– У меня всего один вопрос, он предельно понятен и прост, и ты сейчас на него ответишь. Честно. Да, солнышко? – склонившись ко мне, вкрадчиво поинтересовался Кастор Трой, а затем притронулся к моему рту, раздвигая губы. – Что тебе было нужно в моем сейфе?

Во мне на все лады завывали сирены, сигналя о повышенном уровне опасности, тревожно мигала красным большая лампочка «SOS!», но, ошарашенная его пальцем, скользнувшим в мой рот, я почувствовала, как наливается странно-болезненной тяжестью низ моего живота.

Подушечкой большого пальца он прошелся по моим зубам, потерся о кончик языка, скользнул вперед и назад, вперед и назад, вызывая бесстыжие и такие возбуждающие ассоциации с действом, о котором мне всегда даже помыслить было стыдно.

Мое молчание было громче самого оглушительного крика, но я не могла остановить его, не могла заставить себя попытаться вырваться или хотя бы сжать зубы, чтобы укусить. Все, о чем сейчас просило мое ослабевшее, как будто превратившееся в воздушное суфле тело, чтобы его палец двигался и извивался внизу, там, где набрякли, сочась мокрым желанием, складочки меж моих стиснутых, напряженных ног.

– Ещё раз, – его дыхание в моем рту, но губы не на моих губах. – Что тебе нужно в этом сейфе?

Резко развернув меня и вжав в себя спиной, он сдавливает мою шею удушающим.

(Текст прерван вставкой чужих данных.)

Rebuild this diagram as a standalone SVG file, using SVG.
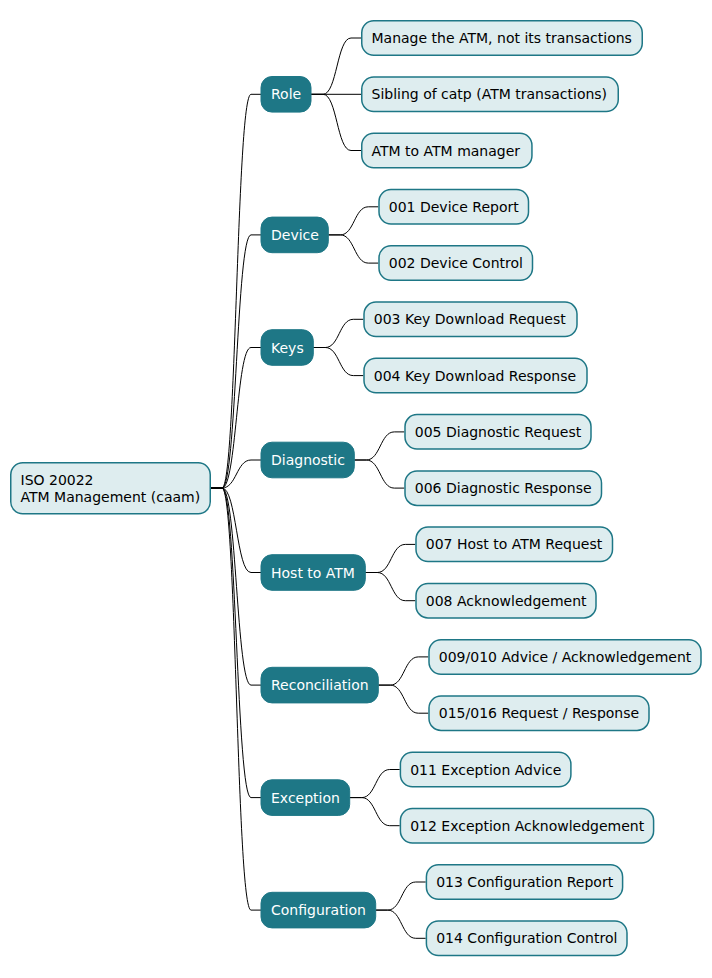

Как будто сквозь какую-то пелену я вижу в свете настольной лампы свое неясное отражение в окне, а мужской силуэт позади меня тонет во мраке ночного города за стеклом.

Затравленное лицо и испуганные глаза девочки, которую я вижу, придает сил – пытаюсь трепыхаться, но Кастор Трой еще сильнее стискивает меня. Другая его рука ложится на мое бедро и ползет вверх по юбке, собирая толстую шерстяную ткань, а я… Там, под этой тканью, в моих хлопчатобумажных трусиках слишком влажно и непозволительно горячо.

– Преступление против государственной власти, интересов государственной службы и службы в органах местного самоуправления карается сроком от одного года до десяти лет, в зависимости от состава преступления. И ты у меня пойдешь по вышке, душа моя, – ласковый и жестокий голос в самом моем ухе – лишает рассудка и какой бы то ни было надежды. – Позор для милой маленькой серой мышки, как ты. Такая тихая и правильная, исполнительная и аккуратная, такая невзрачная и откровенно несексуальная… Почему ты пошла на преступление?

Он – не Итан. не тот, кто посочувствует моей беде. Не тот, кто поможет, утешит, защитит. Он -тот, кто все усугубит. Тот, кто сделает только хуже.

Молчу, хотя внутри содрогаюсь от немого крика. Но никто не услышит этого крика о помощи. Итан Энглер далеко отсюда. Возможно, еще дальше, чем я думала…

– Знаешь, зайчонок, ты абсолютно не в моем вкусе, но, думаю, с тобой довольно интересно будет… договориться.

Железная рука Кастора Троя прямо под моей блузкой. Он задирает вверх лифчик и мнет мои груди, мучительно стискивая оба полушария и давя ареолы набухших сосков. А я наблюдаю за этим в стекле окна, на мой помутившийся ум навязчиво идет дикая ассоциация с коровой, из которой выдаивают теплые белые струйки молока, и скользкая, вязкая влага течет внутри моих сжатых бедер.

– Отпустите… – нахожу силы выдохнуть сквозь плотно сомкнутые зубы, понимая, что мне конец и молить его о пощаде бесполезно. – Пожалуйста!

– Как скажешь, зайчонок, – убрав руки, Кастор Трой неожиданно отступает назад.

Ничего не понимая и тяжело, прерывисто дыша, я трясущимися пальцами судорожно поправляю выбившуюся из юбки блузку, а в следующее мгновение дверь кабинета распахивается, и на пороге вижу самого комиссара Шенка. И как Трой увидел? Каким звериным чутьем почуял?